Going forward, the market is still trying to estimate production potential in the US for this year. Some private analysts have started releasing their yield guesses this week, ahead of the USDA on September 12. If you remember, the USDA last gave us a 169.5 corn yield but the market has generally been trading something closer to 166 to 167. The first look this week showed a range of 166.7 to 169.2. Some are starting to think the Feds might not be too far off which could limit the upside potential on corn. Bean estimates have also slowly increased with some estimates coming in better than 49 bushels per acre. While this would probably pressure the markets as well, demand has been steady enough to give the market some hope.
Further confounding the grain markets are some very early looks at the acreage mix for 2018. Here in the US one survey shows intended corn acres to be up something close two million acres while bean acres are projected to drop roughly the same. The first look at South American acreage shows bean acreage will likely drop as well.

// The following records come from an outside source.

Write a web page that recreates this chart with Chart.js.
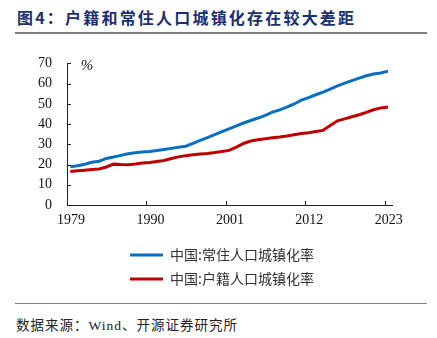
<!DOCTYPE html>
<html><head><meta charset="utf-8">
<script src="https://cdn.jsdelivr.net/npm/chart.js@4"></script>
<style>
html,body{margin:0;padding:0;background:#fff;width:437px;height:338px;overflow:hidden;position:relative}
#title{position:absolute;left:17px;top:5px;font:bold 16px "Noto Sans CJK SC";color:#1d2f6f;letter-spacing:2.2px;white-space:nowrap}
#tline{position:absolute;left:15px;top:32px;width:412px;height:2px;background:#808080}
#fline{position:absolute;left:15px;top:303px;width:412px;height:1px;background:#808080}
#foot{position:absolute;left:16px;top:314px;font:13.5px "Liberation Serif","Noto Sans CJK SC";color:#222;letter-spacing:1px;white-space:nowrap}
#wrap{position:absolute;left:0;top:40px;width:437px;height:260px}
</style></head><body>
<div id="title">图4：户籍和常住人口城镇化存在较大差距</div>
<div id="tline"></div>
<div id="wrap"><canvas id="c" width="437" height="260"></canvas></div>
<div id="fline"></div>
<div id="foot">数据来源：Wind、开源证券研究所</div>
<script>
const years = [1979,1980,1981,1982,1983,1984,1985,1986,1987,1988,1989,1990,1991,1992,1993,1994,1995,1996,1997,1998,1999,2000,2001,2002,2003,2004,2005,2006,2007,2008,2009,2010,2011,2012,2013,2014,2015,2016,2017,2018,2019,2020,2021,2022,2023];
const residentRate = [18.96,19.39,20.16,21.13,21.62,23.01,23.71,24.52,25.32,25.81,26.21,26.41,26.94,27.46,27.99,28.51,29.04,30.48,31.91,33.35,34.78,36.22,37.66,39.09,40.53,41.76,42.99,44.34,45.89,46.99,48.34,49.95,51.83,53.10,54.49,55.75,57.33,58.84,60.24,61.50,62.71,63.89,64.72,65.22,66.16];
const hukouRate = [16.6,16.9,17.2,17.5,17.8,18.8,20.2,20.0,19.9,20.3,20.8,21.0,21.5,22.0,23.0,23.8,24.4,24.8,25.2,25.5,25.9,26.4,27.0,28.6,30.4,31.6,32.3,32.8,33.2,33.6,34.1,34.7,35.3,35.7,36.3,36.9,39.3,41.6,42.6,43.6,44.6,45.8,47.1,48.0,48.5];
const seriesNames = ['中国:常住人口城镇化率','中国:户籍人口城镇化率'];
const xTickYears = [1979,1990,2001,2012,2023];
const yTickValues = [0,10,20,30,40,50,60,70];
const unitLabel = '%';

function makeSet(name, vals, color){
  return {label:name, data: years.map((y,i)=>({x:y+0.45, y:vals[i]})),
    borderColor:color, backgroundColor:color, borderWidth:3, pointRadius:0, tension:0, fill:false};
}

const innerTicks = {
  id:'innerTicks',
  afterDraw(chart){
    const {ctx, chartArea:a, scales:{x,y}} = chart;
    ctx.save();
    ctx.strokeStyle='#222'; ctx.lineWidth=1;
    ctx.beginPath();
    y.ticks.forEach(t=>{const py=Math.round(y.getPixelForValue(t.value))+0.5; ctx.moveTo(a.left,py); ctx.lineTo(a.left+4,py);});
    x.ticks.forEach(t=>{const px=Math.round(x.getPixelForValue(t.value))+0.5; ctx.moveTo(px,a.bottom); ctx.lineTo(px,a.bottom-4);});
    ctx.stroke();
    ctx.font='italic 15px "Liberation Serif"'; ctx.fillStyle='#111'; ctx.textAlign='center'; ctx.textBaseline='middle';
    ctx.fillText(unitLabel, a.left+20, a.top+3);
    ctx.restore();
  }
};

const tickFont = {family:'"Liberation Serif"', size:14};
new Chart(document.getElementById('c'), {
  type:'line',
  data:{datasets:[makeSet(seriesNames[0], residentRate, '#0a6fc2'), makeSet(seriesNames[1], hukouRate, '#c00000')]},
  options:{
    responsive:false, animation:false, devicePixelRatio:1,
    layout:{padding:{left:32,right:25,top:21,bottom:4}},
    scales:{
      x:{type:'linear', min:1979, max:2024,
        afterBuildTicks:s=>{s.ticks = xTickYears.map(v=>({value:v}));},
        afterFit:s=>{s.height=33;},
        grid:{display:false, drawTicks:false},
        border:{display:true, color:'#222', width:1},
        ticks:{padding:7, labelOffset:4, font:tickFont, color:'#111', maxRotation:0, autoSkip:false, callback:v=>String(v)}},
      y:{type:'linear', min:0, max:70,
        afterBuildTicks:s=>{s.ticks = yTickValues.map(v=>({value:v}));},
        afterFit:s=>{s.width=35;},
        grid:{display:false, drawTicks:false},
        border:{display:true, color:'#222', width:1},
        ticks:{padding:15, font:tickFont, color:'#111', callback:v=>String(v)}},
      yRight:{type:'linear', position:'right', display:true,
        afterFit:s=>{s.width=20;},
        grid:{display:false, drawTicks:false}, border:{display:false}, ticks:{display:false}}
    },
    plugins:{
      tooltip:{enabled:false},
      legend:{position:'bottom', align:'center',
        labels:{boxWidth:33, boxHeight:3, padding:10, color:'#333', font:{family:'"Noto Sans CJK SC"', size:14},
          generateLabels:chart=>Chart.defaults.plugins.legend.labels.generateLabels(chart).map(it=>Object.assign(it,{lineWidth:0, strokeStyle:it.fillStyle}))}}
    }
  },
  plugins:[innerTicks]
});
</script>
</body></html>
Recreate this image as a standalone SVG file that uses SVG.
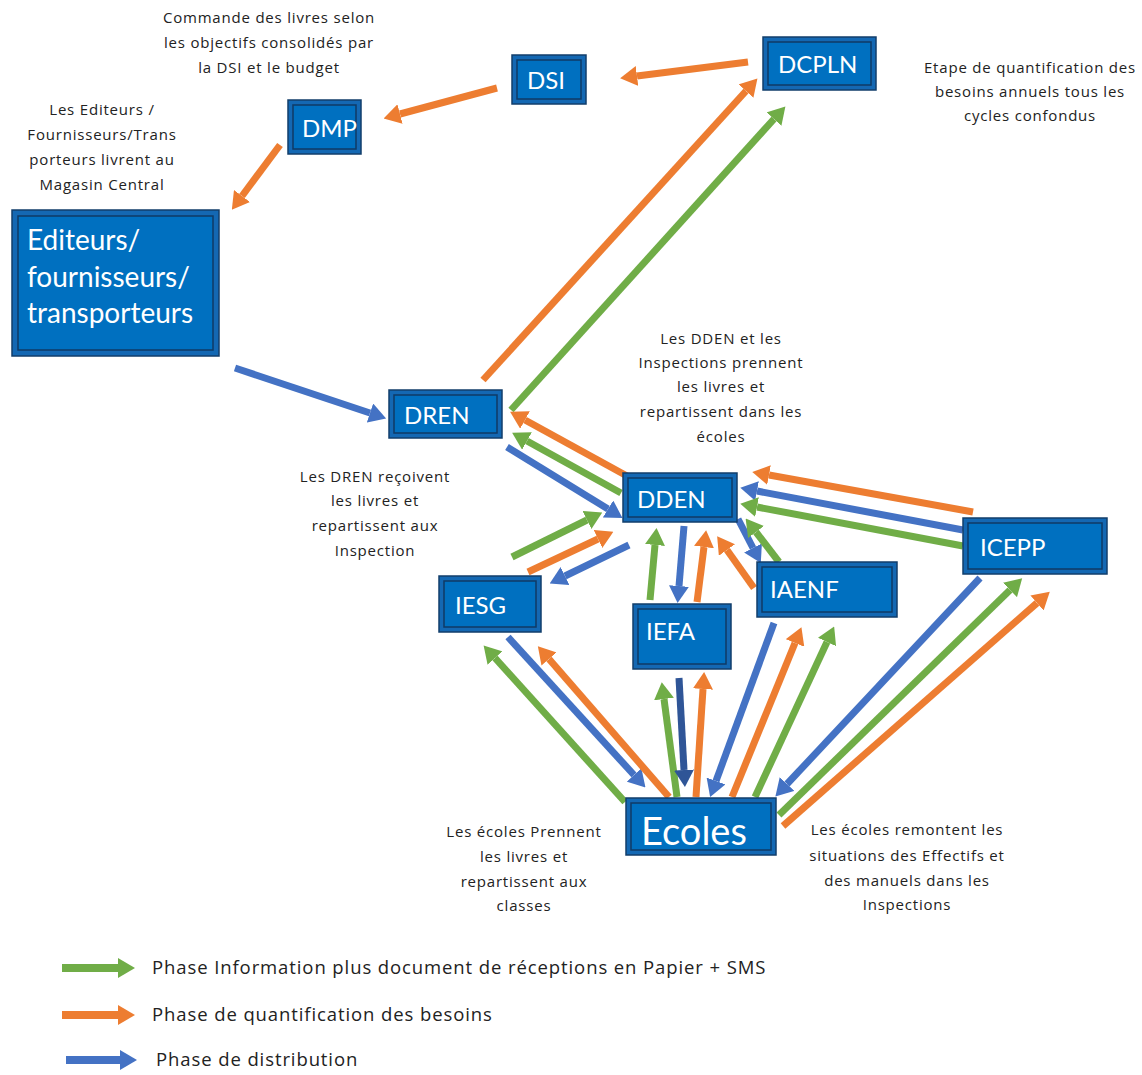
<svg xmlns="http://www.w3.org/2000/svg" width="1142" height="1075" viewBox="0 0 1142 1075">
<style>
.bo{fill:#1468b3;stroke:#123e6b;stroke-width:1.5}
.bi{fill:#0070C0;stroke:#0f3a66;stroke-width:1.5}
.bt{fill:#ffffff;font-family:Lato,"Liberation Sans",sans-serif}
.an{fill:#222;font-family:"Open Sans","Liberation Sans",sans-serif;font-size:15px;letter-spacing:0.8px;text-anchor:middle}
.lg{fill:#222;font-family:"Open Sans","Liberation Sans",sans-serif;font-size:18.5px;letter-spacing:0.9px}
.o{stroke:#ED7D31;stroke-width:7;fill:none;marker-end:url(#mo)}
.g{stroke:#70AD47;stroke-width:7;fill:none;marker-end:url(#mg)}
.b{stroke:#4472C4;stroke-width:7;fill:none;marker-end:url(#mb)}
.d{stroke:#2F5597;stroke-width:7;fill:none;marker-end:url(#md)}
</style>
<defs>
<marker id="mo" markerUnits="userSpaceOnUse" markerWidth="17" markerHeight="20" refX="0" refY="10" orient="auto" viewBox="0 0 17 20"><path d="M0,0 L17,10 L0,20 z" fill="#ED7D31"/></marker>
<marker id="mg" markerUnits="userSpaceOnUse" markerWidth="17" markerHeight="20" refX="0" refY="10" orient="auto" viewBox="0 0 17 20"><path d="M0,0 L17,10 L0,20 z" fill="#70AD47"/></marker>
<marker id="mb" markerUnits="userSpaceOnUse" markerWidth="17" markerHeight="20" refX="0" refY="10" orient="auto" viewBox="0 0 17 20"><path d="M0,0 L17,10 L0,20 z" fill="#4472C4"/></marker>
<marker id="md" markerUnits="userSpaceOnUse" markerWidth="17" markerHeight="20" refX="0" refY="10" orient="auto" viewBox="0 0 17 20"><path d="M0,0 L17,10 L0,20 z" fill="#2F5597"/></marker>
</defs>
<rect width="1142" height="1075" fill="#ffffff"/>

<g id="connectors">
<line class="o" x1="748" y1="62" x2="637" y2="76"/>
<line class="o" x1="497" y1="88" x2="400" y2="114"/>
<line class="o" x1="280" y1="145" x2="242" y2="196"/>
<line class="b" x1="235" y1="368" x2="370" y2="413"/>
<line class="o" x1="483" y1="380" x2="746" y2="91"/>
<line class="g" x1="511" y1="410" x2="774" y2="119"/>
<line class="o" x1="627" y1="476" x2="525" y2="420"/>
<line class="g" x1="621" y1="493" x2="527" y2="441"/>
<line class="b" x1="507" y1="447" x2="608" y2="509"/>
<line class="g" x1="512" y1="557" x2="587" y2="520"/>
<line class="o" x1="528" y1="572" x2="598" y2="539"/>
<line class="b" x1="629" y1="545" x2="565" y2="576"/>
<line class="g" x1="650" y1="600" x2="655" y2="545"/>
<line class="b" x1="684" y1="526" x2="679" y2="586"/>
<line class="o" x1="697" y1="602" x2="704" y2="547"/>
<line class="o" x1="754" y1="588" x2="727" y2="550"/>
<line class="b" x1="738" y1="519" x2="753" y2="548"/>
<line class="g" x1="779" y1="562" x2="756" y2="532"/>
<line class="o" x1="973" y1="512" x2="769" y2="475"/>
<line class="b" x1="963" y1="530" x2="757" y2="491"/>
<line class="g" x1="963" y1="546" x2="757" y2="507"/>
<line class="g" x1="625" y1="802" x2="495" y2="658"/>
<line class="b" x1="508" y1="637" x2="634" y2="775"/>
<line class="o" x1="669" y1="797" x2="549" y2="659"/>
<line class="g" x1="677" y1="797" x2="664" y2="699"/>
<line class="d" x1="679" y1="678" x2="684" y2="770"/>
<line class="o" x1="696" y1="797" x2="703" y2="689"/>
<line class="b" x1="774" y1="623" x2="716" y2="781"/>
<line class="o" x1="732" y1="797" x2="795" y2="643"/>
<line class="g" x1="755" y1="797" x2="827" y2="642"/>
<line class="b" x1="980" y1="578" x2="787" y2="784"/>
<line class="g" x1="779" y1="815" x2="1010" y2="590"/>
<line class="o" x1="783" y1="826" x2="1037" y2="603"/>
</g>

<g id="node-dsi"><rect class="bo" x="512" y="55" width="74" height="49"/><rect class="bi" x="517" y="60" width="64" height="39"/><text class="bt" x="527" y="89" font-size="24">DSI</text></g>
<g id="node-dcpln"><rect class="bo" x="763" y="37" width="113" height="53"/><rect class="bi" x="768" y="42" width="103" height="43"/><text class="bt" x="778" y="73" font-size="24">DCPLN</text></g>
<g id="node-dmp"><rect class="bo" x="288" y="100" width="73" height="54"/><rect class="bi" x="293" y="105" width="63" height="44"/><text class="bt" x="302" y="137" font-size="24">DMP</text></g>
<g id="node-editeurs"><rect class="bo" x="12" y="210" width="207" height="146"/><rect class="bi" x="18" y="216" width="195" height="134"/><text class="bt" font-size="28"><tspan x="27" y="250">Editeurs/</tspan><tspan x="27" y="287">fournisseurs/</tspan><tspan x="27" y="323">transporteurs</tspan></text></g>
<g id="node-dren"><rect class="bo" x="389" y="390" width="113" height="48"/><rect class="bi" x="394" y="395" width="103" height="38"/><text class="bt" x="404" y="424" font-size="24">DREN</text></g>
<g id="node-dden"><rect class="bo" x="623" y="473" width="114" height="49"/><rect class="bi" x="628" y="478" width="104" height="39"/><text class="bt" x="637" y="508" font-size="24">DDEN</text></g>
<g id="node-iesg"><rect class="bo" x="439" y="576" width="102" height="56"/><rect class="bi" x="444" y="581" width="92" height="46"/><text class="bt" x="455" y="614" font-size="24">IESG</text></g>
<g id="node-iefa"><rect class="bo" x="633" y="604" width="98" height="65"/><rect class="bi" x="638" y="609" width="88" height="55"/><text class="bt" x="646" y="640" font-size="24">IEFA</text></g>
<g id="node-iaenf"><rect class="bo" x="757" y="562" width="140" height="55"/><rect class="bi" x="762" y="567" width="130" height="45"/><text class="bt" x="770" y="598" font-size="24">IAENF</text></g>
<g id="node-icepp"><rect class="bo" x="963" y="518" width="144" height="56"/><rect class="bi" x="968" y="523" width="134" height="46"/><text class="bt" x="980" y="556" font-size="24">ICEPP</text></g>
<g id="node-ecoles"><rect class="bo" x="626" y="798" width="150" height="57"/><rect class="bi" x="631" y="803" width="140" height="47"/><text class="bt" x="641" y="845" font-size="38">Ecoles</text></g>

<g id="annotations">
<text class="an"><tspan x="269" y="23">Commande des livres selon</tspan><tspan x="269" y="48">les objectifs consolidés par</tspan><tspan x="269" y="73">la DSI et le budget</tspan></text>
<text class="an"><tspan x="102" y="115">Les Editeurs /</tspan><tspan x="102" y="140">Fournisseurs/Trans</tspan><tspan x="102" y="165">porteurs livrent au</tspan><tspan x="102" y="190">Magasin Central</tspan></text>
<text class="an"><tspan x="1030" y="73">Etape de quantification des</tspan><tspan x="1030" y="97">besoins annuels tous les</tspan><tspan x="1030" y="121">cycles confondus</tspan></text>
<text class="an"><tspan x="721" y="344">Les DDEN et les</tspan><tspan x="721" y="368">Inspections prennent</tspan><tspan x="721" y="392">les livres et</tspan><tspan x="721" y="417">repartissent dans les</tspan><tspan x="721" y="442">écoles</tspan></text>
<text class="an"><tspan x="375" y="482">Les DREN reçoivent</tspan><tspan x="375" y="506">les livres et</tspan><tspan x="375" y="531">repartissent aux</tspan><tspan x="375" y="556">Inspection</tspan></text>
<text class="an"><tspan x="524" y="837">Les écoles Prennent</tspan><tspan x="524" y="862">les livres et</tspan><tspan x="524" y="887">repartissent aux</tspan><tspan x="524" y="911">classes</tspan></text>
<text class="an"><tspan x="907" y="835">Les écoles remontent les</tspan><tspan x="907" y="861">situations des Effectifs et</tspan><tspan x="907" y="886">des manuels dans les</tspan><tspan x="907" y="910">Inspections</tspan></text>
</g>

<g id="legend">
<line class="g" x1="62" y1="968" x2="118" y2="968" style="stroke-width:8"/>
<line class="o" x1="62" y1="1015" x2="118" y2="1015" style="stroke-width:8"/>
<line class="b" x1="66" y1="1060" x2="120" y2="1060" style="stroke-width:8"/>
<text class="lg" x="152" y="974">Phase Information plus document de réceptions en Papier + SMS</text>
<text class="lg" x="152" y="1021">Phase de quantification des besoins</text>
<text class="lg" x="156" y="1066">Phase de distribution</text>
</g>
</svg>
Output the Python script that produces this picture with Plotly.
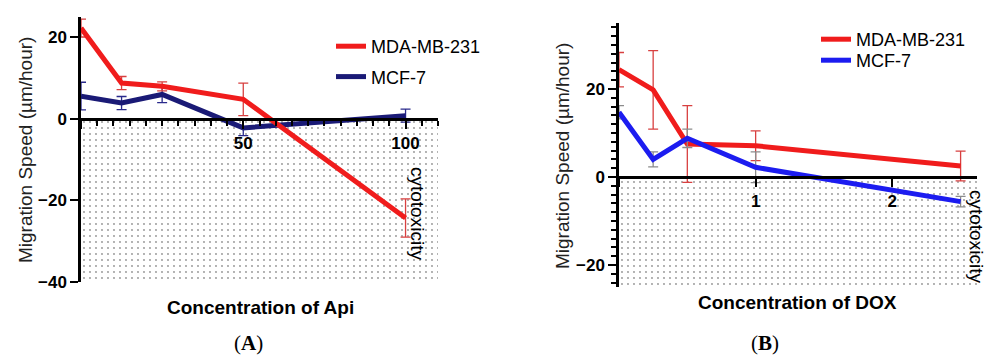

Yes, these are very EARLY estimates and are very likely to change between now and then, but they are factors to keep in mind as we evaluate marketing opportunities for both old and new crop.
Beyond the board, basis values have continued to very slowly improve. The dramatic drop in futures through the last half of August brought cash selling to a hard stop. As a result end-users were forced to slowly improve basis to keep grain moving and maintain ownership for production. Supplies are still are plentiful nearby, keeping a significant carry in the market from old crop to new crop. This is something to keep in mind for those who still have old crop grain left to unpriced. With our harvest seemingly two to three weeks behind normal, there could be opportunity to contract old crop grain for early October shipment at new crop prices. Of course, this opportunity could be short lived, and some nearby bids could even improve enough eliminate that carry. Be alert and ready to pull the trigger for the right opportunity.